● EXERCISE INSTRUCTIONS
Write out, word for word, every line from the first one through the line that holds "XAxis, YAxis, CartesianGrid", and nothing else; skip the pictures.

<<<<

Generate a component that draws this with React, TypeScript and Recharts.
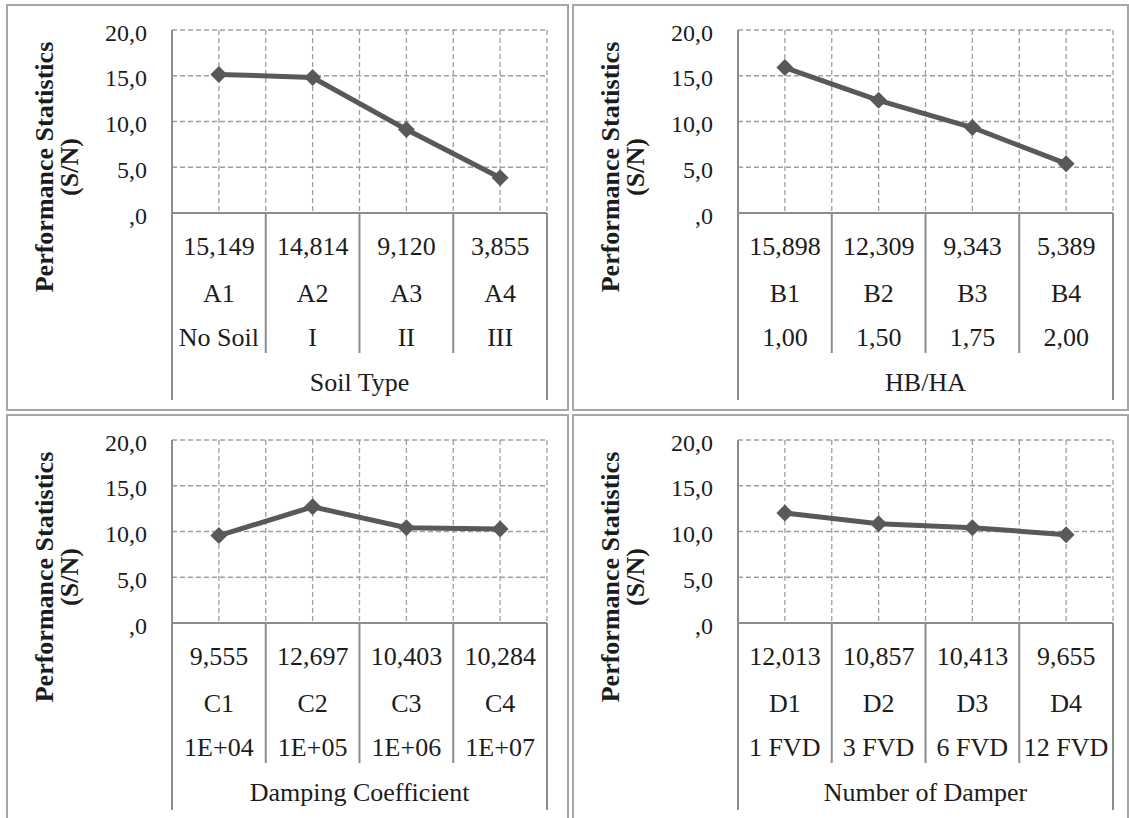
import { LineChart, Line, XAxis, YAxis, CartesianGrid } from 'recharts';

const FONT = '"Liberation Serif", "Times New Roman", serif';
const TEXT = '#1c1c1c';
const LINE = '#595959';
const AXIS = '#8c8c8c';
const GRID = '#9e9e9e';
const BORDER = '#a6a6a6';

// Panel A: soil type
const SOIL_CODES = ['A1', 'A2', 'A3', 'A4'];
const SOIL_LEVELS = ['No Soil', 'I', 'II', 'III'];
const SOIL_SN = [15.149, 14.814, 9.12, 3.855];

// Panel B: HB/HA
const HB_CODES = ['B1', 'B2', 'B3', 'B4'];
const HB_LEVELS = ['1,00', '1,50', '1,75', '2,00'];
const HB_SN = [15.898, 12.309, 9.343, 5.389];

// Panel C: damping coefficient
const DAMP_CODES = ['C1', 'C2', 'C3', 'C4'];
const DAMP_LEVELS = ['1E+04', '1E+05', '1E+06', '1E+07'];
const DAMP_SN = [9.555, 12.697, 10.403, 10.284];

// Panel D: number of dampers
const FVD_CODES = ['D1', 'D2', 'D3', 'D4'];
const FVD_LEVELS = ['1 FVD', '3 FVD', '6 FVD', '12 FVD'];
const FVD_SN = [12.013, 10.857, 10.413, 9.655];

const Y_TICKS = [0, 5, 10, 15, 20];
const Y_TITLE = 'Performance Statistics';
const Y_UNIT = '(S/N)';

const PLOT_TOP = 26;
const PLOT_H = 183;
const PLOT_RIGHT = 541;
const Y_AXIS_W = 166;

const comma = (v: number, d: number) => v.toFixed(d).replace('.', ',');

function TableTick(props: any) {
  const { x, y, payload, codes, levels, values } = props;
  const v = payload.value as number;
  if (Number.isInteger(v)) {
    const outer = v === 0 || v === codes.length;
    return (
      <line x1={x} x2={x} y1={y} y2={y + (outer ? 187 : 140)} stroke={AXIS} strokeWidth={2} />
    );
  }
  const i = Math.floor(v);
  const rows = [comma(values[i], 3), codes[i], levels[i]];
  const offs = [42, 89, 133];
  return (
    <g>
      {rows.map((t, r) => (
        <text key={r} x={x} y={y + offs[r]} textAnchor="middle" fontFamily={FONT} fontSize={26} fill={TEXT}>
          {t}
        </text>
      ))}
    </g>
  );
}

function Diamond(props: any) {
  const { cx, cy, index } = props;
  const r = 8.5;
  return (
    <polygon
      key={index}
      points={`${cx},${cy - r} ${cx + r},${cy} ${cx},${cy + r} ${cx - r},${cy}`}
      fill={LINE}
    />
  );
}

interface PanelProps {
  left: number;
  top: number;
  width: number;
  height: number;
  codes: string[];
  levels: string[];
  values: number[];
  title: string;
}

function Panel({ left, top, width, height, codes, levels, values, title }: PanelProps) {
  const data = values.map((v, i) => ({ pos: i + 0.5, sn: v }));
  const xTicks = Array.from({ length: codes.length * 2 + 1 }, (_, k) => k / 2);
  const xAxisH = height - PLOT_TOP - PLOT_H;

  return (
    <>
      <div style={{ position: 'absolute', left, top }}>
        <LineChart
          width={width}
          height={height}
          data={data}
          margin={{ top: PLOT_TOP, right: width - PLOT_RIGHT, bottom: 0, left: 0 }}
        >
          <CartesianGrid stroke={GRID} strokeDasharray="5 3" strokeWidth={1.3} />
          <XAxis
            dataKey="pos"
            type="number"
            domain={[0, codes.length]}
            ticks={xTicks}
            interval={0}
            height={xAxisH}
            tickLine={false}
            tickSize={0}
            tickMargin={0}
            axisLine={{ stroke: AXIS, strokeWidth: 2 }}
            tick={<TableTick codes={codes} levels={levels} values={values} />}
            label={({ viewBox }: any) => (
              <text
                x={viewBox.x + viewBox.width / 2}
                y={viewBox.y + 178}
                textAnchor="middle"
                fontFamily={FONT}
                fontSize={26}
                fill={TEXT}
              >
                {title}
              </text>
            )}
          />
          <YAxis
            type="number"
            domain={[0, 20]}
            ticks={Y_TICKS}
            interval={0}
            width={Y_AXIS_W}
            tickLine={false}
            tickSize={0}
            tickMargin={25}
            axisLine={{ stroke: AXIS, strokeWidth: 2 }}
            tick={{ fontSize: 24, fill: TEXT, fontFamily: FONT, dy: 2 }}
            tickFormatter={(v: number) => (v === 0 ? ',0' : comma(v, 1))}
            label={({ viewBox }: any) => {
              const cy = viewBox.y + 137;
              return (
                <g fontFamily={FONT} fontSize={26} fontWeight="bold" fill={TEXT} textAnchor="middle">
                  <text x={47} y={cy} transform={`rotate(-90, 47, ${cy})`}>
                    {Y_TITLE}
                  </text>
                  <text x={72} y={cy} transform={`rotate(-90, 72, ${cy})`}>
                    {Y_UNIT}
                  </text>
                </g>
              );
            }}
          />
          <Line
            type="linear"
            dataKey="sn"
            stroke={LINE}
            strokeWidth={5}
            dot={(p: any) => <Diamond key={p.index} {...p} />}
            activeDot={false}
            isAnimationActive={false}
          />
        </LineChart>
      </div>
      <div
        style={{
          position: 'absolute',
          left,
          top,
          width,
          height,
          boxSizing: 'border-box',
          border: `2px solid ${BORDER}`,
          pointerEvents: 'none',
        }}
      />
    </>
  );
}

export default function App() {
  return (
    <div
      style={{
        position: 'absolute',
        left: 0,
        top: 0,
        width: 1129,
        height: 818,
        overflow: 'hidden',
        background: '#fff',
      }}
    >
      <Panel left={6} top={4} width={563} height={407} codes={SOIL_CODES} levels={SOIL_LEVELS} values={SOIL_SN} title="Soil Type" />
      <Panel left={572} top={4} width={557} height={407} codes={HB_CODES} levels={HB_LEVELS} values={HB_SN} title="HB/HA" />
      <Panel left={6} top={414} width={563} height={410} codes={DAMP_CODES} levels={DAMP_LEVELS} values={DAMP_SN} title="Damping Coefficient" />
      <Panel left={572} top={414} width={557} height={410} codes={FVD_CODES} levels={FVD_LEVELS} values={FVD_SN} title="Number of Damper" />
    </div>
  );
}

>>>>

● REPLY TO THE EXERCISE
Generate a component that draws this with React, TypeScript and Recharts.
import { LineChart, Line, XAxis, YAxis, CartesianGrid } from 'recharts';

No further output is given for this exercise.